After passing to Emma Wallace Rutherford Kearney, Emma Crocker’s daughter ( from her first marriage), the Empress Eugénie Pearls were acquired by another American industrialist family around 1925. Henry R. Benjamin was the grandson of Henry Huttleston Rogers of Fairhaven, MA, who made his fortune as a partner in Standard Oil and founder of the Virginia Railroad. Rogers and his wife, Abbie Palmer Gifford, both descended from families who arrived on the Mayflower, and Rogers was a close friend and confidant of Mark Twain. Benjamin was a cousin of the fashion icon Millicent Rogers. Benjamin, married Dorothy Rennard, who wore the pearls on Christmas, 1925. Their daughter, Anne Rogers Benjamin, wore the pearls at her debut in 1941 at a ball hosted in her honor by her aunt, Beatrice Benjamin Cartwright, in the ballroom of New York’s St. Regis Hotel.

In 1945, Anne Rogers Benjamin married Robert Raymond Barry, and the couple settled in Bronxville, NY. In the 1959, he was elected to the United States House of Representatives, where he served three terms. The Empress Eugénie Pearls passed to her daughter, Mrs. Lewis A. Shea.

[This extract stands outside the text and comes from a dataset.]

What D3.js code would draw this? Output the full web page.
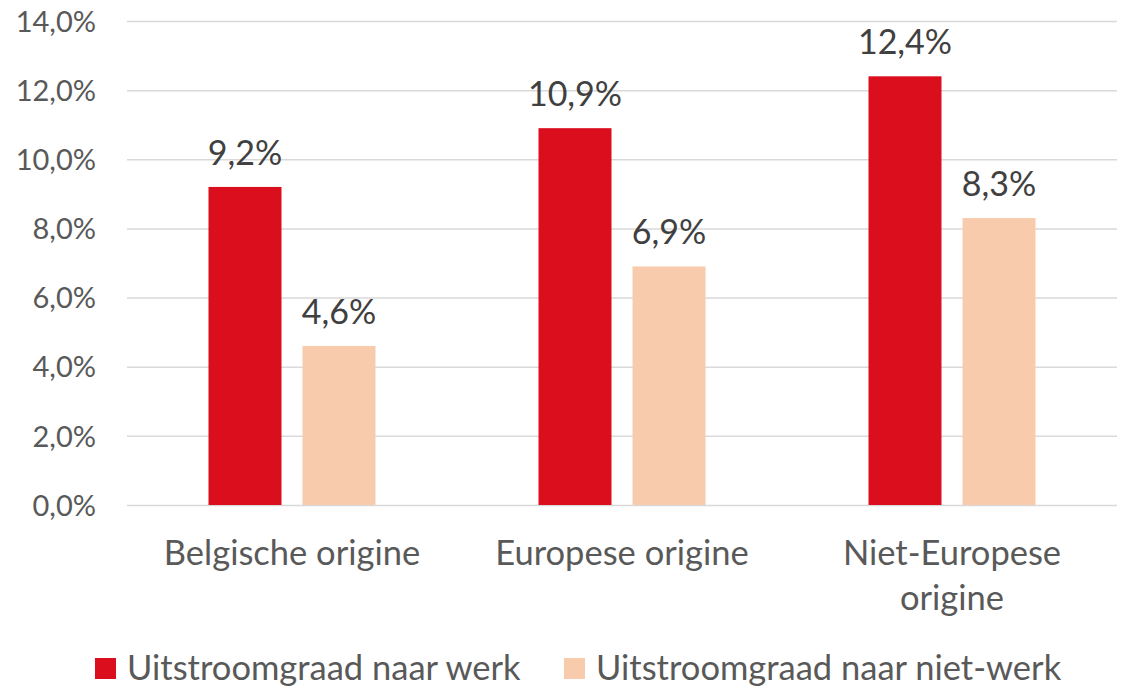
<!DOCTYPE html>
<html>
<head>
<meta charset="utf-8">
<script src="https://d3js.org/d3.v7.min.js"></script>
<style>
  body { margin: 0; background: #fff; }
  svg text { font-family: Lato, "Open Sans", sans-serif; }
</style>
</head>
<body>
<div id="chart"></div>
<script>
// data
const categories = ['Belgische origine', 'Europese origine', 'Niet-Europese origine'];
const seriesNames = ['Uitstroomgraad naar werk', 'Uitstroomgraad naar niet-werk'];
const werk = [0.092, 0.109, 0.124];
const nietWerk = [0.046, 0.069, 0.083];
const yTicks = [0, 0.02, 0.04, 0.06, 0.08, 0.10, 0.12, 0.14];
const colors = ['#DA0E1D', '#F8CBAD'];

const W = 1124, H = 687;
const margin = { top: 21, right: 7, bottom: 182, left: 127 };

const svg = d3.select('#chart').append('svg')
    .attr('width', W)
    .attr('height', H);

const rows = categories.map((c, i) => ({ cat: c, values: [werk[i], nietWerk[i]] }));

const x0 = d3.scaleBand()
    .domain(categories)
    .range([margin.left, W - margin.right])
    .padding(0);

const x1 = d3.scaleBand()
    .domain(seriesNames)
    .range([81.5, 248.5])
    .paddingInner(0.2234)
    .paddingOuter(0);

const y = d3.scaleLinear()
    .domain([0, 0.14])
    .range([H - margin.bottom, margin.top]);

const fmt = v => d3.format('.1%')(v).replace('.', ',');

// gridlines + y labels
const yAxis = d3.axisLeft(y)
    .tickValues(yTicks)
    .tickSize(-(W - margin.right - margin.left))
    .tickPadding(31)
    .tickFormat(fmt);

const yAxisG = svg.append('g')
    .attr('transform', 'translate(' + margin.left + ',0)')
    .call(yAxis);

yAxisG.select('.domain').remove();
yAxisG.selectAll('.tick line')
    .attr('stroke', '#D9D9D9')
    .attr('stroke-width', 1.5);
yAxisG.selectAll('.tick text')
    .attr('fill', '#595959')
    .attr('font-size', 29)
    .attr('dy', '0.35em');

// bars
const groups = svg.append('g').selectAll('g')
    .data(rows)
    .join('g')
    .attr('transform', d => 'translate(' + x0(d.cat) + ',0)');

groups.selectAll('rect')
    .data(d => d.values.map((v, i) => ({ key: seriesNames[i], value: v, i: i })))
    .join('rect')
    .attr('x', d => x1(d.key))
    .attr('width', x1.bandwidth())
    .attr('y', d => y(d.value))
    .attr('height', d => y(0) - y(d.value))
    .attr('fill', d => colors[d.i]);

groups.selectAll('text.value')
    .data(d => d.values.map((v, i) => ({ key: seriesNames[i], value: v })))
    .join('text')
    .attr('class', 'value')
    .attr('x', d => x1(d.key) + x1.bandwidth() / 2)
    .attr('y', d => y(d.value) - 22)
    .attr('text-anchor', 'middle')
    .attr('fill', '#404040')
    .attr('font-size', 34)
    .text(d => fmt(d.value));

// category labels, wrap the long one
const catLines = {
    'Belgische origine': ['Belgische origine'],
    'Europese origine': ['Europese origine'],
    'Niet-Europese origine': ['Niet-Europese', 'origine']
};

const catG = svg.append('g');
categories.forEach(c => {
    const t = catG.append('text')
        .attr('x', x0(c) + x0.bandwidth() / 2)
        .attr('y', 565)
        .attr('text-anchor', 'middle')
        .attr('fill', '#595959')
        .attr('font-size', 34.5);
    catLines[c].forEach((line, i) => {
        t.append('tspan')
            .attr('x', x0(c) + x0.bandwidth() / 2)
            .attr('dy', i === 0 ? 0 : 45)
            .text(line);
    });
});

// legend
const legendX = [95, 564];
const legend = svg.append('g');
seriesNames.forEach((s, i) => {
    legend.append('rect')
        .attr('x', legendX[i])
        .attr('y', 658)
        .attr('width', 21)
        .attr('height', 21)
        .attr('fill', colors[i]);
    legend.append('text')
        .attr('x', legendX[i] + 32)
        .attr('y', 680)
        .attr('fill', '#595959')
        .attr('font-size', 34.5)
        .text(s);
});
</script>
</body>
</html>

The Empress Eugénie Pearls are an impeccable set of matched natural gray pearls with an exceptional provenance passing from the royal courts of Europe to the families of important American industrialists. Rarely are such storied gems available on the market.

Franz Xaver Winterhalter’s portrait of The Empress Eugénie, 1854. The Empress is wearing her gray pearl drops and is dressed in an adaptation of a gown from the time of Marie Antoinette who was a great inspiration to her sense of fashion. Collection of The Metropolitan Museum of Art, New York.